Женщина не подобрала нужных слов, а лишь кивнула, прикрыв глаза. Он тоже зачем-то кивнул и вышел. А через сутки у Веры Анатольевны вновь было ночное дежурство. Время за полночь, и госпиталь спал. Посмотрев на часы, женщина захлопнула книгу и, подумав с минуту, встала и вышла из кабинета, закрыв его на ключ. Поднялась на второй этаж. У 3-ей палаты она остановилась и прислушалась. Тихо! И постучав, женщина открыла дверь. Он сидел на подоконнике и курил в приоткрытое окно.

— Вы? — капитан вскочил с подоконника. — Здравствуйте.

— Здравствуйте, зашла вот узнать, как Ваше самочувствие.

— Да нормально все, спасибо.

— А почему не спите? — женщина вплотную подошла к офицеру.

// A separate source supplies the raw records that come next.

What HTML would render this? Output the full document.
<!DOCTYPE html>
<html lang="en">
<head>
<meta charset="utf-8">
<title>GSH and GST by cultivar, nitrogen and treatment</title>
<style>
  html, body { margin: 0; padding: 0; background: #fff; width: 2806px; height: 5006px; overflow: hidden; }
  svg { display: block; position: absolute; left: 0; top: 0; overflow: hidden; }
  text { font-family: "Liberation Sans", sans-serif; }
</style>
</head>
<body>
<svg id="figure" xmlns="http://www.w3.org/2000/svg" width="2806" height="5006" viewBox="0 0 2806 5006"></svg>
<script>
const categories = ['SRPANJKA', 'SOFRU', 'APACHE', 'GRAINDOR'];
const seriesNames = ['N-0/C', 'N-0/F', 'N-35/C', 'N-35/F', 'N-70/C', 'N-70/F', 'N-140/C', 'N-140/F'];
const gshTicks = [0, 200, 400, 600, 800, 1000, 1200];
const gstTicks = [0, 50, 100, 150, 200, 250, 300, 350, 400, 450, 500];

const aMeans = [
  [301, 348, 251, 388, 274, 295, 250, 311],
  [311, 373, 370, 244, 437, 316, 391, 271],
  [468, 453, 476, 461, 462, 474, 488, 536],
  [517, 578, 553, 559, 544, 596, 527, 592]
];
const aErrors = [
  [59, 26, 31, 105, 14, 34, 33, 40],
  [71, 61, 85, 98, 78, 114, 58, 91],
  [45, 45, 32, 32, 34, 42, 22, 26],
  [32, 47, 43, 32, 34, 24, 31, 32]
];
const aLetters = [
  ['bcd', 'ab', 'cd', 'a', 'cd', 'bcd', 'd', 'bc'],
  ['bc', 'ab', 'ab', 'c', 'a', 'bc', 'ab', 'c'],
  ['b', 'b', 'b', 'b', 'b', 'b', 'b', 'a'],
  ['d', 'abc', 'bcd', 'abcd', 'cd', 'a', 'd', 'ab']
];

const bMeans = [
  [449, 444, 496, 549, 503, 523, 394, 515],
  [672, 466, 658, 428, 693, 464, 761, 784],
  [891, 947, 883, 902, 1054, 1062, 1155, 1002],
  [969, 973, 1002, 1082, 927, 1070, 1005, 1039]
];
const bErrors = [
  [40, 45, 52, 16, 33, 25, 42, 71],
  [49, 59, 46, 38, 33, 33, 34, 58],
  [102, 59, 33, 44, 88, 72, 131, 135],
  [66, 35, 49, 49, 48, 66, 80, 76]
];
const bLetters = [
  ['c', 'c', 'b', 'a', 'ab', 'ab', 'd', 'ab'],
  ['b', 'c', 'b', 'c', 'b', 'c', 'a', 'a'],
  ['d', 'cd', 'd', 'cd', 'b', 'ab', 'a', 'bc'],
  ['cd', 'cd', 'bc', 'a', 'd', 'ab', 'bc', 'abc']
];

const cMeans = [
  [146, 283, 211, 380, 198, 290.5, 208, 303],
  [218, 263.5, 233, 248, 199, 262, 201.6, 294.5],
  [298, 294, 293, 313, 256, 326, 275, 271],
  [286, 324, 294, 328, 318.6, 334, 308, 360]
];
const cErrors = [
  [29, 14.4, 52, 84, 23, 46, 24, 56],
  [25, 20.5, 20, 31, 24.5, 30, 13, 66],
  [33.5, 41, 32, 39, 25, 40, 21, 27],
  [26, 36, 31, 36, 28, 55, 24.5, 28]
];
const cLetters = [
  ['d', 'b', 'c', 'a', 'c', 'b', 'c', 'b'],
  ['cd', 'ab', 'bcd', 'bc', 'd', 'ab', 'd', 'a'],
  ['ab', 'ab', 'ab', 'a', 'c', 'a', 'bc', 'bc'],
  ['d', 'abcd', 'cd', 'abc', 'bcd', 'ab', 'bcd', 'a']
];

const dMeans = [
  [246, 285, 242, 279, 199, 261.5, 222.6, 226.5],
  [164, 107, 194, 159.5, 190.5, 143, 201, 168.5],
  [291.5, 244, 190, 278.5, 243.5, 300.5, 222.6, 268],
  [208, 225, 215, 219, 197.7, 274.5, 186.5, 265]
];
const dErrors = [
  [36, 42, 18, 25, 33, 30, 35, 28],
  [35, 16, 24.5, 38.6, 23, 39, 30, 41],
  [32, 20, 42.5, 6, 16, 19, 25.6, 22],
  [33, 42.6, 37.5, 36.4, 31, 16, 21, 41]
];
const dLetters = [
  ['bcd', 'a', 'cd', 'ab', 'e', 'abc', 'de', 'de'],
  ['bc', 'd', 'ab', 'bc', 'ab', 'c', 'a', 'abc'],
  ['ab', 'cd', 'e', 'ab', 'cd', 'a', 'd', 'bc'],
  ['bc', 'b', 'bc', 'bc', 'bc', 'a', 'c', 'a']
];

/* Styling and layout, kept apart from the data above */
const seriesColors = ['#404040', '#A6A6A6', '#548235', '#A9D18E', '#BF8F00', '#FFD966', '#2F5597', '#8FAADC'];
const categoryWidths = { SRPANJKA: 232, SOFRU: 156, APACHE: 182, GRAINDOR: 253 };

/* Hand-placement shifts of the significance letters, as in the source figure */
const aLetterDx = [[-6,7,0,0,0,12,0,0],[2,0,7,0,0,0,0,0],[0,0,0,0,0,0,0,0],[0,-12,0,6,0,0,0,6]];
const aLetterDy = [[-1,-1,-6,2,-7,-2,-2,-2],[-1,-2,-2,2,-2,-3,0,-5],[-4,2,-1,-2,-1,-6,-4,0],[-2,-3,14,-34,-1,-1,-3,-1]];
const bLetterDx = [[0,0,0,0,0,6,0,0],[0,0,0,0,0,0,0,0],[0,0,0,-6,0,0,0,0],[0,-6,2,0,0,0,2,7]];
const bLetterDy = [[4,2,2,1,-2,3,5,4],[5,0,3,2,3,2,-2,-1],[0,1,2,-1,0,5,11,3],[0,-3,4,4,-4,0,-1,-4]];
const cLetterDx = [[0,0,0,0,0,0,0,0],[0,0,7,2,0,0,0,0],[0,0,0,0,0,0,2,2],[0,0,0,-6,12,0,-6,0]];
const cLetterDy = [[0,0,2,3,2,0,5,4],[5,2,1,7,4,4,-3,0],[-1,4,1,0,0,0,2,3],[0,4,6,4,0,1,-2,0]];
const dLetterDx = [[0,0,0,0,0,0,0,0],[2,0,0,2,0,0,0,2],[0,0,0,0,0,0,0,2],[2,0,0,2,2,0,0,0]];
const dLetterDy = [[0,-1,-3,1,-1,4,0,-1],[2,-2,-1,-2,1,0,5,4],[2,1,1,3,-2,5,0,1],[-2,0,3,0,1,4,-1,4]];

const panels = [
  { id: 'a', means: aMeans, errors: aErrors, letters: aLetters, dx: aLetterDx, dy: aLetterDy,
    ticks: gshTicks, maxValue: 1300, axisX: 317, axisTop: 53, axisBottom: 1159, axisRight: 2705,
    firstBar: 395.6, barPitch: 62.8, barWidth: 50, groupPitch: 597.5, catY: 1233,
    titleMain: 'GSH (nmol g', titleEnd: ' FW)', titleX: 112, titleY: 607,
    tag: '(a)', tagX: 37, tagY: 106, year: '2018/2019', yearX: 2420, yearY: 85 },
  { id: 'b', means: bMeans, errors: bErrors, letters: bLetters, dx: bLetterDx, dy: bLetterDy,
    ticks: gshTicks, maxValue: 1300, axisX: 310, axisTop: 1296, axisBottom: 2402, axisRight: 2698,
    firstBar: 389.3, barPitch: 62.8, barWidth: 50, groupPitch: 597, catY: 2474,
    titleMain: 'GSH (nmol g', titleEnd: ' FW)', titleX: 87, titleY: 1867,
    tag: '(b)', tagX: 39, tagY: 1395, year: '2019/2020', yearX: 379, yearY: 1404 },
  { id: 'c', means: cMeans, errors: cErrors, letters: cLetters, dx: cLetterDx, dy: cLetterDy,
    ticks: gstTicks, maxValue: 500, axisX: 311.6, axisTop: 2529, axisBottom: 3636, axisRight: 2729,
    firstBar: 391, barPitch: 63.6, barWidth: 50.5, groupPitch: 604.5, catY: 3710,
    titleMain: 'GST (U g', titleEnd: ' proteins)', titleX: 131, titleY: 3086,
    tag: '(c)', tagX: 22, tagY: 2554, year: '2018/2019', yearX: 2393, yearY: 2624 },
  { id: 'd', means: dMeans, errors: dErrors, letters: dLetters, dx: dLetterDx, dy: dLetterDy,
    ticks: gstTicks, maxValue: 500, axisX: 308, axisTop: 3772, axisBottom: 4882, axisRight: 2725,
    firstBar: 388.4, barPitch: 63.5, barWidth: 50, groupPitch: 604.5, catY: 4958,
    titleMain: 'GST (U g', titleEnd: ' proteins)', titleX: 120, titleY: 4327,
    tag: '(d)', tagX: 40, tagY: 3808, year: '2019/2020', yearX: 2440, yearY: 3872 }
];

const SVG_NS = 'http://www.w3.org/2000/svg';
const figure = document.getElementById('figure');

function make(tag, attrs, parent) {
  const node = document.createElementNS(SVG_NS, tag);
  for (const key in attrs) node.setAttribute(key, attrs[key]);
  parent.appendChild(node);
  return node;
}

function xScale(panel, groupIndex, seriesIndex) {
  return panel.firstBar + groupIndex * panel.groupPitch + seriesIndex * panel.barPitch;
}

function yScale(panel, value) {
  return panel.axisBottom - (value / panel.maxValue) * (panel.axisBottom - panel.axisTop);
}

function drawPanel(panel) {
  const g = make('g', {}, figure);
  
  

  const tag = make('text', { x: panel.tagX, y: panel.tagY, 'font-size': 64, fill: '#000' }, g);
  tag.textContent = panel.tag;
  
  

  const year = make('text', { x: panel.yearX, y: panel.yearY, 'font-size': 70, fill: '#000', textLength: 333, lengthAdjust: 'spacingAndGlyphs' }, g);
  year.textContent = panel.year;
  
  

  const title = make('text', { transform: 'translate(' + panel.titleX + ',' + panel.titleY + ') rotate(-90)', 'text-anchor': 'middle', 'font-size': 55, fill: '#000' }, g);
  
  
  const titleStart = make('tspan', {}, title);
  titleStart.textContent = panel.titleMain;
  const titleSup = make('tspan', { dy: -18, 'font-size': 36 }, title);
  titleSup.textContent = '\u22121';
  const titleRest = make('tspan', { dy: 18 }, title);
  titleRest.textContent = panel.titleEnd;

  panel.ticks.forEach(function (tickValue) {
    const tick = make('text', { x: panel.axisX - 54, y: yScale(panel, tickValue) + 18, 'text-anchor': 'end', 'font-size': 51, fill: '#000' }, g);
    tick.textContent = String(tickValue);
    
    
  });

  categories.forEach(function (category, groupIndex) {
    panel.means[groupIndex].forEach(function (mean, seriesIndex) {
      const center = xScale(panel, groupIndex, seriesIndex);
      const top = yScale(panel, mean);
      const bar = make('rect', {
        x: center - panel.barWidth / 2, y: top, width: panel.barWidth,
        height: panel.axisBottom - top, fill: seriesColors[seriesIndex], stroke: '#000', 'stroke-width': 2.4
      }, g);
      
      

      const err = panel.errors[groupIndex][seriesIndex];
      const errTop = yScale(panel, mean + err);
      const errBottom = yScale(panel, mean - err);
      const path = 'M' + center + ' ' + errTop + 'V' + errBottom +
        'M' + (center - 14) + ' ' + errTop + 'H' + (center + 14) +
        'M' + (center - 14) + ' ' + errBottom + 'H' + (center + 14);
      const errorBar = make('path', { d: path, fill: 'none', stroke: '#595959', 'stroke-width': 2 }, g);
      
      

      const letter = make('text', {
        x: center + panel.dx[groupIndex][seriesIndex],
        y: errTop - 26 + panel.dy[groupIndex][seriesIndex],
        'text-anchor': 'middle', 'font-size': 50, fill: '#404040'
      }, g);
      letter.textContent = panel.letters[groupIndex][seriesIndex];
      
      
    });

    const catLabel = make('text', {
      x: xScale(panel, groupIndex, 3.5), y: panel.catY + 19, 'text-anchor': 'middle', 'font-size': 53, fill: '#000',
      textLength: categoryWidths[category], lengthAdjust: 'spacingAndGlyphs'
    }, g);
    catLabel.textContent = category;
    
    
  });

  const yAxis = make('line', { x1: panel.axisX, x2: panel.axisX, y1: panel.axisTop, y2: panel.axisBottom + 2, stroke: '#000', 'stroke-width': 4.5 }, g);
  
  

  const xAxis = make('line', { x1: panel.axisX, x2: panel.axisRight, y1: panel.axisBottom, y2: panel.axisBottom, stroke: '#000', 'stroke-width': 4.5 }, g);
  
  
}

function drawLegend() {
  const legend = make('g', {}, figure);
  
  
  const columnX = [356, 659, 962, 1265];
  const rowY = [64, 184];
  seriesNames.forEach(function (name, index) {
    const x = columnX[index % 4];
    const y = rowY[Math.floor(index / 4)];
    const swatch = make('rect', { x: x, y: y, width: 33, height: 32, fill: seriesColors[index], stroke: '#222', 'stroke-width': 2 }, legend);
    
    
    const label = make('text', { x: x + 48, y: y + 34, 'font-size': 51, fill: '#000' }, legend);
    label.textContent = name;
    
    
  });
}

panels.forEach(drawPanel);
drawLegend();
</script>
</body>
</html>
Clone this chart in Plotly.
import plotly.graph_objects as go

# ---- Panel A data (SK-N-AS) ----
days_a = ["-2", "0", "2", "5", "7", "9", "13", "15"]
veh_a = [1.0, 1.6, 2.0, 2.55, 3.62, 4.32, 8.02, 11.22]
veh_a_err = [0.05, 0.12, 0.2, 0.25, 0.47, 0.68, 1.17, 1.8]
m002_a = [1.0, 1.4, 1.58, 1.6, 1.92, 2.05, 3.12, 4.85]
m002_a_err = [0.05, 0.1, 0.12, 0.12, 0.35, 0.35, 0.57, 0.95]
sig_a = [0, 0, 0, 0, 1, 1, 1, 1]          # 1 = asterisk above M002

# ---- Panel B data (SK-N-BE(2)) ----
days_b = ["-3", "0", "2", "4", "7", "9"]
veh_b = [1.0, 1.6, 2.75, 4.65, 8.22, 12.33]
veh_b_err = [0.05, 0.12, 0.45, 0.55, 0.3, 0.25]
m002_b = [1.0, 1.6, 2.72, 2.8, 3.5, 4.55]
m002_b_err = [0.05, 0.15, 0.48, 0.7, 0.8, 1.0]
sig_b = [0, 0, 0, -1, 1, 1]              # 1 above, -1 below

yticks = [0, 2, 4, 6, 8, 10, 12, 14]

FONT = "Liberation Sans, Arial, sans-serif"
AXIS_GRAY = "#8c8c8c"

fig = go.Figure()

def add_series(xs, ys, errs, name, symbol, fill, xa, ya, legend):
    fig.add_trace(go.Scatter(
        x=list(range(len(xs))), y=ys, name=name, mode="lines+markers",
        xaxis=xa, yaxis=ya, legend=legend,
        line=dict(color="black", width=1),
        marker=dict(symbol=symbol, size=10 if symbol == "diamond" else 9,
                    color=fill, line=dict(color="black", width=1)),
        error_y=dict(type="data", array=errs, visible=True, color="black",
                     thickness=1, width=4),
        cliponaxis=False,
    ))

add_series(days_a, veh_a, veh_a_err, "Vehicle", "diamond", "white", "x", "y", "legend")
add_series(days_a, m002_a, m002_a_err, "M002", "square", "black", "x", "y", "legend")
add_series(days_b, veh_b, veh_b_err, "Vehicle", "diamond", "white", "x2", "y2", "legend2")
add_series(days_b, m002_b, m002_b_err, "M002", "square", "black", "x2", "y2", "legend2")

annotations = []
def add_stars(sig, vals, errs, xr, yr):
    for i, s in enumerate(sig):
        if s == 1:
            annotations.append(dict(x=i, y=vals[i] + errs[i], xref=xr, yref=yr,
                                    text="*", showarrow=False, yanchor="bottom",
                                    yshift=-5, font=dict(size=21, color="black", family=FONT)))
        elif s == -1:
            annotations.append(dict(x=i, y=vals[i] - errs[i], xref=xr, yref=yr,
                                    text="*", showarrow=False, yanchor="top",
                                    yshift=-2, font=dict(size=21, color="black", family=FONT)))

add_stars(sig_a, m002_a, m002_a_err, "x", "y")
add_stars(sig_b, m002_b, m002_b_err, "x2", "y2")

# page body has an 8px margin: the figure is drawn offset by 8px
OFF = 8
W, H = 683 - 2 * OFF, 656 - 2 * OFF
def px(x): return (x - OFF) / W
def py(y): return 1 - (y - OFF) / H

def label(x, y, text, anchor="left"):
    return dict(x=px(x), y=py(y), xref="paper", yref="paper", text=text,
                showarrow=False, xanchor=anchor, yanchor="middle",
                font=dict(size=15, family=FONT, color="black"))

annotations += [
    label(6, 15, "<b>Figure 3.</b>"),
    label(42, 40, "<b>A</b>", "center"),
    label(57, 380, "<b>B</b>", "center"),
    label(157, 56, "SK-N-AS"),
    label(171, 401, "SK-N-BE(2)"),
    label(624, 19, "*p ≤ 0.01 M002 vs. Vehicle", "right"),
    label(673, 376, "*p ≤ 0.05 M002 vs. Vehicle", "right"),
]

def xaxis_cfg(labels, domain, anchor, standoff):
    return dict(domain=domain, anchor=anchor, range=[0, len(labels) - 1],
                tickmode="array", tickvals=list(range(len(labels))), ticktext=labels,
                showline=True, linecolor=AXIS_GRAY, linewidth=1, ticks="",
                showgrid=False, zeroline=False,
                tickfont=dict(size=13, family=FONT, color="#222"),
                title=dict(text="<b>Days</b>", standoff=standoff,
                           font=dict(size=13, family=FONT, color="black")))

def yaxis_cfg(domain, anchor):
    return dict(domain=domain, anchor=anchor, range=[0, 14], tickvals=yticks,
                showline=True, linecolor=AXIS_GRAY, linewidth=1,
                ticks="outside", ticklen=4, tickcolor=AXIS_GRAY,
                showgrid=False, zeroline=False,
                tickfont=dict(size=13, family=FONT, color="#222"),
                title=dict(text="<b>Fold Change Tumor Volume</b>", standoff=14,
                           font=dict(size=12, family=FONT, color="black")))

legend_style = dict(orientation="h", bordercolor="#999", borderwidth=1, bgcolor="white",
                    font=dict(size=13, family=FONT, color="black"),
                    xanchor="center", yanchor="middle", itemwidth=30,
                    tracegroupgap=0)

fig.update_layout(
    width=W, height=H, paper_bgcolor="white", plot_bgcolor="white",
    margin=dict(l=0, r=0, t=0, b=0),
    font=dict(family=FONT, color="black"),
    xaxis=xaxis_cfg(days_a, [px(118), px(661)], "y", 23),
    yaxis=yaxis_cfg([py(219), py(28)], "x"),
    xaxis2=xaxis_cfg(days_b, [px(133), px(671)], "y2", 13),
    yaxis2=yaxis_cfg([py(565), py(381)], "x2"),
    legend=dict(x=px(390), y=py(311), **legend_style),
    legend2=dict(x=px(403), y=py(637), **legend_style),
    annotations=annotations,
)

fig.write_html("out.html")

— Ну, Вы же знаете почему, но… но Вы не беспокойтесь, я в порядке, борюсь. Вера Анатольевна взяла руку Григория:

— Дайте, пульс Вам посчитаю.

С минуту мужчина и женщина молча смотрели друг на друга.

— Учащенный, все-таки Вам необходимо принимать успокоительное. — Она положила свою ладонь ему на грудь.

— Вера, не надо, пусто там все.

Она переместила ладонь влево — там, где его сердце.

— Пока оно бьется, там пусто не бывает.

И они поцеловались…

И вот утро уже, но за окном по-прежнему темно; все-таки еще зима. Капитан Смирнов Григорий Васильевич крепко спит. Одеваясь, Вера Анатольевна смотрит на офицера и улыбается. А перед тем, как выйти, она касается его волос, проводит пальцами по орденам на кителе, что висит на спинке стула рядом с кроватью — и все, женщина выходит… Историю эту, про моих дедушку и бабушку, поведал мне отец. И знаете, у меня даже доли сомнения не возникло. Дело в том, что я хорошо знал бабушку, она кого угодно исцелит и на ноги поставит. Огромной жизненной энергии был человек, откуда только черпала ее? И любовь их, да, пусть короткая, мимолетная, но такая вот, какая есть, победила-таки эту страшную войну. А что это любовь была, так отец мой яркое тому подтверждение. Не появляются дети на свет этот без любви, не появляются. А война деда все же забрала, погиб он где-то в Польше, в 44-ом. Осталась только фотокарточка, что он подарил бабушке при их расставании, да несколько писем. Фотографию эту мы отреставрировали, и вот уже мои дети несут портрет Григория Васильевича в Бессмертном полку.